Monday, November 23, 2009

Barriers to Quality

People say they want quality; however, their actions may not support this view for the following

  1. Many think that defect-free products and services are not practical or economical, and thus believe some level of defects is normal and acceptable. (This is called acceptable quality level, or AQL.)

  1. Quality is frequently associated with cost, meaning that high quality is synonymous with high cost. (This is confusion between quality of design and quality of conformance.) Organizations may be reluctant to spend on quality assurance, as they do not see an immediate payback.

  1. Quality by definition calls for requirements/specifications in enough detail so that the products produced can be quantitatively measured against those specifications. Few organizations are willing to expend the effort to produce requirements/specifications at the level of detail required for quantitative measurement.

  1. Many technical personnel believe that standards inhibit their creativity, and thus do not strive for compliance to standards. However, for quality to happen there must be well defined standards and procedures that are followed.

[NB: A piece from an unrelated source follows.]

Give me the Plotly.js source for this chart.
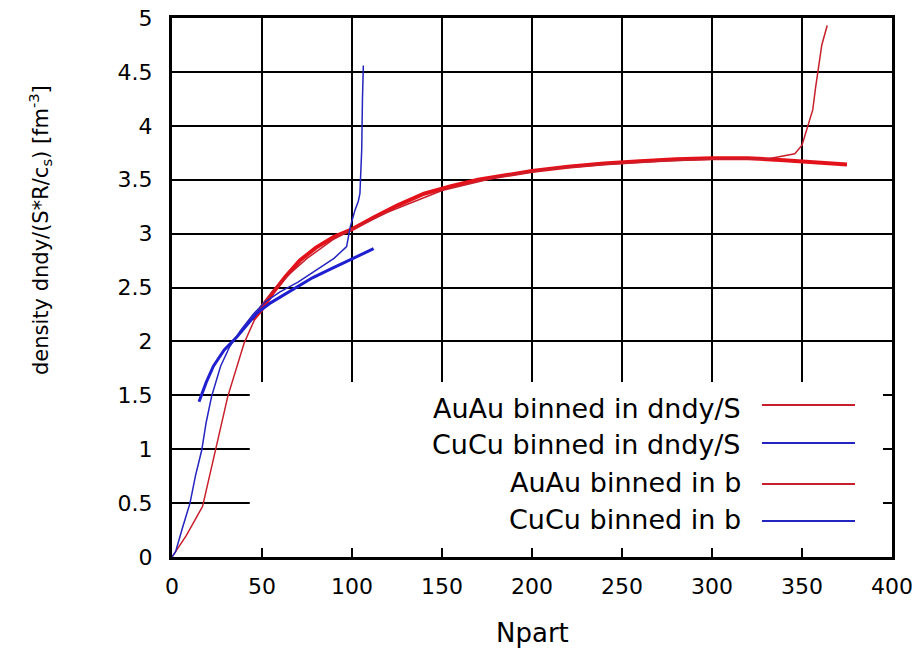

The contributors to poor quality in many organizations can be categorized as either lack of involvement by management (Phillip Crosby), or lack of knowledge about quality. Following are some of the specific contributors for these two categories:

Lack of involvement by management based on studies from Phillip Crosby
  • Management's unwillingness to accept full responsibility for all defects
  • Failure to determine the cost associated with defects (i.e., poor quality)
  • Failure to initiate a program to "manage defects"
  • Lack of emphasis on processes and measurement
  • Failure to enforce standards
  • Failure to reward people for following processes

Lack of knowledge about quality

  • Lack of a quality vocabulary, which makes it difficult to communicate quality problems and objectives
  • Lack of knowledge of the principles of quality (i.e., what is necessary to make it
  • happen)
  • No categorization scheme for defects (i.e., naming of defects by type)
  • No information on the occurrence of defects by type, by frequency, and by
  • location
  • Unknown defect expectation rates for new products
  • Defect-prone processes unknown or unidentified
  • Defect-prone products unknown or unidentified
  • An economical means for identifying defects unknown
  • Proven quality solutions are unknown and unused

If achieving quality (i.e., defect-free products and services) were easy, it would have been
accomplished years ago. Quality is very difficult to accomplish – it requires the close cooperation of management and staff. Achieving quality requires a commitment and the establishment of an environment in which quality can flourish.